Cada calle, cada esquina de la Praga antigua obsequia a la pupila filigranas policromas que parecen tortas acarameladas. Balcones bordados sobre piedra bruta; esculturas de pulposas cariátides, que asoman sus caderas por encima de los marcos de puertas centenarias; fachadas matizadas de amarillos discretos, de delicados celestes, de grises tenues o de blancos inmaculados son parte de la fiesta ocular. Y, al medio de semejante entorno edulcorado, ¿cómo explicar la tenebrosa imaginación de Franz Kafka?

Visitar otra vez Praga, después de la larga pesadilla soviética, impone repasar la Historia y tratar de comprender la resignación del pueblo checo durante más de 40 años de hegemonía rusa. Por ello, cuando Alexandre Dubsec protagonizó su revolución de terciopelo en 1968, apodada Primavera de Praga, ésta fue aplastada sin escrúpulo alguno por los pesados tanques bolcheviques.

Hoy, el país luce una juventud gallarda. Chicas con la sonrisa en labios rosados y pantorrillas musculosas que sostienen la cadencia de sus vaivenes. Idioma endiablado y falta de signos y de nomenclatura callejera, otra que los caracteres alfabéticos nacionales, complican la vida del  viajero poco avisado.
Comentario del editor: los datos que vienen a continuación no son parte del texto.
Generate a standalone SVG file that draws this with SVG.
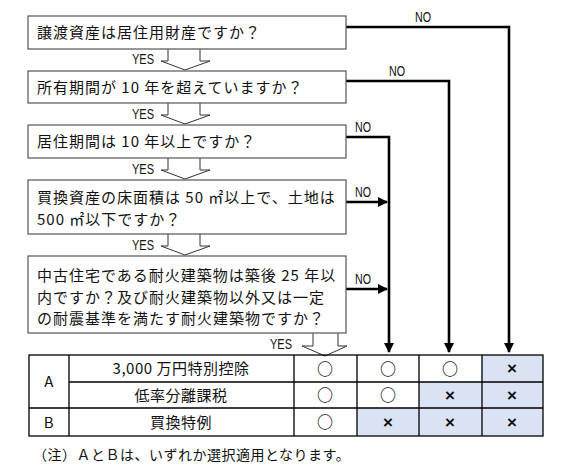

Por otra parte, la inefable globalización ha expandido la fiebre de franquicias de la detestable comida rápida y ahora resulta una hazaña encontrar un buen goulash debido al asedio publicitario de un bosque agresivo de McDonald’s, pollos KFC, profusión de pizzas y de Starbucks. La partición natural de la nación artificial entre la República Checa y Eslovaquia (con su capital Bratislava) ha sublimado en aquella la identidad nacional, y la vanidad de poseer en Praga la ciudad más bella de la Europa central.